Light will be light.  But it can be hidden and covered over.  The purpose of the light shining is not for its own sake, but to enable others to see, and better know the Source of that light.  “so that they may see your good works and give glory to your Father/Mother in heaven.”

In this All Saints and Souls observance, we remember that the “you all” of God contains not only the living but also the dead.  We remember the delightful flavor of those dear to us who have died, and the light of those we never met in person but whose lives continue to be a light to guide our way.  We have no need to make these lives appear to have been perfect or saintly in all categories.  What is remarkable about these lives isn’t that they were always clear and focused beacons of light, but that, despite their imperfections and brokenness, that the light of God shone through them anyway.  And that they in their utter uniqueness as a creation of God, added a Divine flavor to the world that only they could give.  And we miss them.

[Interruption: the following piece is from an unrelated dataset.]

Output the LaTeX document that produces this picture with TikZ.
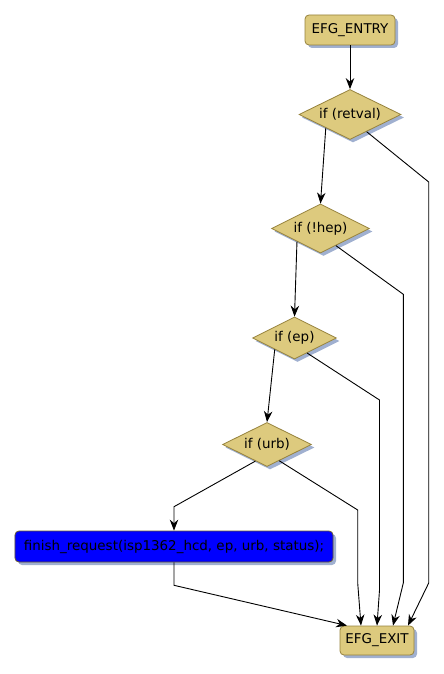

Jesus sees the light of God emanating out of these people gathered around him who most likely don’t see it themselves.  For some reason it’s easier to see the light that others give.  And after someone has died, and that space that they occupied is open, we are especially aware of the gift they were.

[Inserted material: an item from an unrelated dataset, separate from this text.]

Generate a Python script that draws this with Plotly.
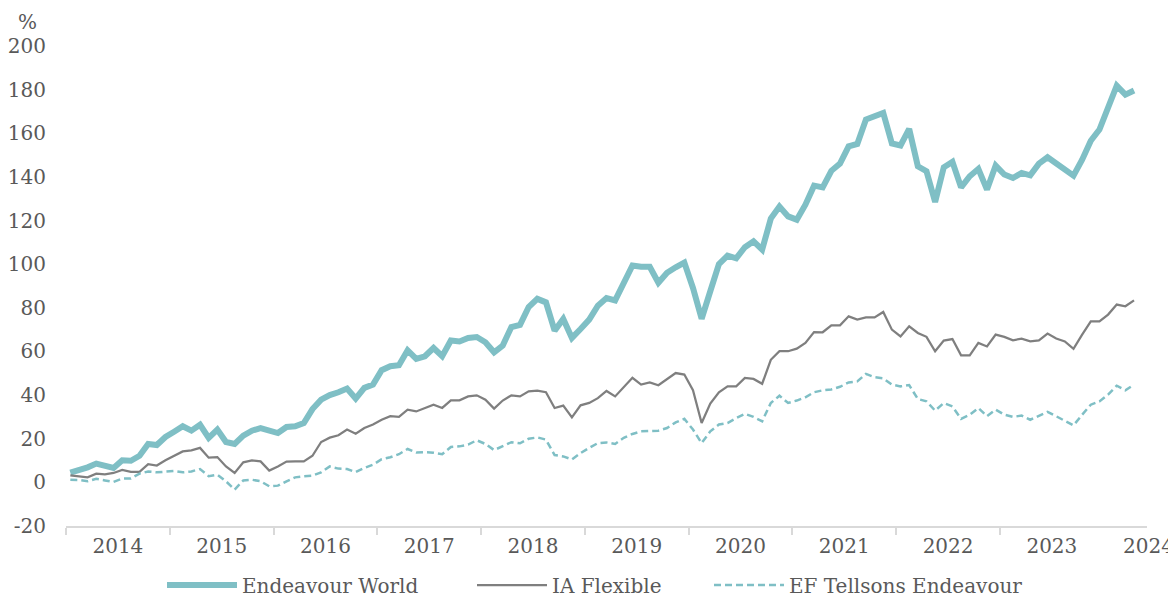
import plotly.graph_objects as go

# ---- data (monthly, Jan 2014 .. Apr 2024) ----
years = ["2014", "2015", "2016", "2017", "2018", "2019", "2020", "2021", "2022", "2023", "2024"]
months = [f"{2014 + k // 12}-{k % 12 + 1:02d}" for k in range(124)]
y_ticks = [-20, 0, 20, 40, 60, 80, 100, 120, 140, 160, 180, 200]
y_tick_text = ["-20", "0", "20", "40", "60", "80", "100", "120", "140", "160", "180", "200"]

endeavour_world = [
    4.5, 5.5, 6.9, 8.6, 7.7, 6.6, 10.1, 9.9, 12.2, 17.6, 17.1, 20.8,
    23.2, 25.7, 23.7, 26.4, 20.4, 24.2, 18.5, 17.6, 21.4, 23.7, 24.9, 23.8,
    22.6, 25.4, 25.7, 27.2, 33.6, 37.9, 40.0, 41.3, 43.0, 38.4, 43.3, 44.8,
    51.4, 53.2, 53.7, 60.5, 56.6, 57.8, 61.6, 57.8, 65.0, 64.6, 66.2, 66.6,
    64.2, 59.6, 62.7, 71.2, 72.2, 80.4, 84.1, 82.5, 69.5, 74.9, 66.2, 70.3,
    74.6, 81.0, 84.5, 83.4, 91.2, 99.4, 98.8, 98.8, 91.5, 96.1, 98.6, 100.7,
    89.1, 75.0, 87.6, 100.0, 103.9, 102.7, 107.8, 110.5, 106.7, 120.9, 126.4, 121.9,
    120.4, 127.3, 136.0, 135.2, 142.8, 146.1, 154.0, 155.1, 166.3, 167.6, 169.3, 155.3,
    154.4, 162.0, 144.9, 142.6, 128.5, 144.4, 146.9, 135.2, 140.3, 143.7, 134.2, 145.2,
    141.1, 139.5, 141.8, 140.7, 146.1, 149.0, 146.0, 143.8, 140.6, 147.9, 156.6, 161.7,
    172.1, 181.8, 177.7, 179.6,
]

ia_flexible = [
    3.2, 2.6, 2.3, 4.0, 3.7, 4.3, 5.7, 4.8, 4.8, 8.3, 7.7, 10.1,
    12.2, 14.2, 14.7, 15.8, 11.3, 11.6, 7.3, 4.3, 9.2, 10.1, 9.6, 5.4,
    7.3, 9.5, 9.6, 9.6, 12.2, 18.5, 20.5, 21.6, 24.2, 22.3, 24.9, 26.5,
    28.7, 30.3, 30.0, 33.3, 32.5, 34.1, 35.6, 34.1, 37.6, 37.6, 39.4, 39.9,
    37.9, 33.8, 37.5, 39.9, 39.4, 41.7, 42.0, 41.3, 34.1, 35.2, 29.8, 35.3,
    36.4, 38.6, 41.9, 39.4, 43.7, 47.9, 44.8, 45.8, 44.5, 47.4, 50.1, 49.4,
    42.2, 27.2, 36.1, 41.3, 44.0, 44.0, 47.9, 47.4, 45.2, 56.2, 60.1, 60.1,
    61.3, 63.9, 68.9, 68.8, 72.0, 72.0, 76.1, 74.6, 75.6, 75.6, 78.1, 70.0,
    66.9, 71.5, 68.5, 66.7, 60.1, 65.0, 65.7, 58.2, 58.2, 63.9, 62.3, 67.7,
    66.7, 65.1, 65.9, 64.6, 65.1, 68.2, 65.9, 64.6, 61.2, 67.7, 73.8, 73.8,
    76.9, 81.5, 80.7, 83.4,
]

ef_tellsons = [
    1.2, 1.1, 0.5, 1.6, 0.9, 0.2, 1.7, 1.8, 4.0, 5.0, 4.6, 4.9,
    5.2, 4.6, 5.0, 6.1, 2.8, 3.5, 0.5, -3.3, 0.9, 1.2, 0.5, -1.8,
    -1.5, 0.5, 2.3, 2.8, 3.1, 4.6, 7.3, 6.3, 6.1, 4.7, 6.6, 8.1,
    10.6, 11.5, 12.9, 15.3, 13.7, 13.8, 13.6, 12.9, 16.2, 16.5, 17.3, 19.3,
    17.6, 14.8, 16.7, 18.4, 17.9, 20.0, 20.6, 19.6, 12.5, 11.9, 10.5, 13.4,
    15.8, 18.0, 18.3, 17.6, 20.4, 22.2, 23.4, 23.7, 23.7, 24.9, 27.5, 29.1,
    24.2, 18.0, 23.4, 26.5, 27.2, 29.5, 31.4, 30.0, 28.0, 36.4, 39.7, 36.4,
    37.5, 39.0, 41.3, 42.2, 42.6, 43.8, 45.8, 46.3, 49.7, 48.2, 47.7, 44.8,
    44.0, 44.6, 38.2, 37.1, 32.9, 36.4, 34.8, 29.1, 31.0, 34.1, 30.3, 33.3,
    31.0, 30.0, 30.6, 28.7, 30.6, 32.3, 30.3, 28.3, 26.1, 31.0, 35.6, 37.1,
    40.2, 44.3, 42.2, 44.8,
]

# ---- styling ----
TEAL = "#7fbfc5"
GREY = "#7f7f7f"
TEXT = "#595959"
AXIS = "#d9d9d9"
FONT = "DejaVu Serif"

# The page body keeps its default 8px margin, so the figure is drawn 8px
# in from the window's top-left corner; size it to end at the window edge
# (a little extra height so the bottom legends are never clipped).
OFF = 8
W, H = 1176 - OFF, 598 - OFF + 16
ML, MT = 66 - OFF, 46 - OFF
PW, PH = 1081, 480
MR, MB = W - ML - PW, H - MT - PH

x = list(range(len(months)))
n_slots = len(months) + 1  # axis has one extra (empty) month slot at the end
x_lo, x_hi = -0.5, n_slots - 0.5

fig = go.Figure()
fig.add_trace(go.Scatter(x=x, y=endeavour_world, name="Endeavour World", mode="lines",
                         line=dict(color=TEAL, width=6), customdata=months, legend="legend"))
fig.add_trace(go.Scatter(x=x, y=ia_flexible, name="IA Flexible", mode="lines",
                         line=dict(color=GREY, width=2.25), customdata=months, legend="legend2"))
fig.add_trace(go.Scatter(x=x, y=ef_tellsons, name="EF Tellsons Endeavour", mode="lines",
                         line=dict(color=TEAL, width=2.5, dash="7px,4px"), customdata=months,
                         legend="legend3"))

label_pos = [12 * k + 5.5 for k in range(len(years) - 1)]
boundaries = [12 * k - 0.5 for k in range(len(years) - 1)]


def paper_x(page_px):
    return (page_px - OFF - ML) / PW


def paper_y(page_py):
    return (MT + PH - (page_py - OFF)) / PH


def legend_at(line_start_px):
    return dict(orientation="h", x=paper_x(line_start_px - 6), xanchor="left",
                y=paper_y(585), yanchor="middle", itemwidth=70,
                bgcolor="rgba(0,0,0,0)",
                font=dict(family=FONT, size=20, color=TEXT))


fig.update_layout(
    width=W, height=H,
    margin=dict(l=ML, r=MR, t=MT, b=MB, autoexpand=False),
    paper_bgcolor="white", plot_bgcolor="white",
    font=dict(family=FONT, size=20, color=TEXT),
    showlegend=True,
    legend=legend_at(168),
    legend2=legend_at(478),
    legend3=legend_at(715),
    xaxis=dict(range=[x_lo, x_hi], showgrid=False, zeroline=False, automargin=False,
               showline=True, linecolor=AXIS, linewidth=2,
               tickmode="array", tickvals=label_pos, ticktext=years[:-1], ticks="",
               ticklabelstandoff=1,
               tickfont=dict(family=FONT, size=20, color=TEXT),
               minor=dict(tickmode="array", tickvals=boundaries, ticks="outside",
                          ticklen=7, tickcolor=AXIS, tickwidth=2, showgrid=False)),
    yaxis=dict(range=[-20, 200], showgrid=False, zeroline=False, automargin=False,
               showline=False, ticks="", ticklabelstandoff=19,
               tickmode="array", tickvals=y_ticks, ticktext=y_tick_text,
               tickfont=dict(family=FONT, size=20, color=TEXT)),
)

# last (partial-year) label sits past the end of the axis
last_label_x = 12 * (len(years) - 1) + 4.7
fig.add_annotation(x=(last_label_x - x_lo) / (x_hi - x_lo), y=paper_y(546),
                   xref="paper", yref="paper", xanchor="center", yanchor="middle",
                   text=years[-1], showarrow=False,
                   font=dict(family=FONT, size=20, color=TEXT))
fig.add_annotation(x=paper_x(27), y=paper_y(22), xref="paper", yref="paper",
                   xanchor="center", yanchor="middle", text="%", showarrow=False,
                   font=dict(family=FONT, size=20, color=TEXT))

fig.write_html("out.html")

I want to close with a final thought that comes out of the other part of the text that was read from Matthew.  After speaking of salt and light, Jesus talks about how he did not come to abolish the Law and the Prophets but to fulfill them.  As Matthew keeps reminding us through his gospel, Jesus’ life is one of fulfillment.  Thus fulfills what was written by the prophet.  Matthew says this many times.

The Law and Prophets are not always lovely in appearance, but they did carry the hopes of the community of Israel, and came before Jesus.  I’m intrigued by this idea of us contributing to the fulfillment of what comes before us.  To be human is to carry a set of hopes, and our ancestors, and our dear ones close to us, carried their own hopes.  And no one lives long enough to fulfill all those hopes.  And so it is the task of the living to continue to fulfill what was not completed by previous generations.  Jesus came not to abolish, but to fulfill.  And our task is not to abolish the memory or dreams of those who have died, even if they were not all lovely, but to be a part of their fulfillment.  We will undoubtedly not complete this task, but this is our life work.  This is what the Spirit is doing through us.  So as we consider the saints and souls we honor today, I invite you to consider one way that you are a fulfillment of their life, even if this looks very different than how they would have imagined it themselves.

You are the salt of the earth.  You are the light of the world.  You are here not to abolish, but to fulfill the hopes of the saints and sinners who are no longer with us in the body.  “So that they may see your good works and give glory to the Source of all Being.”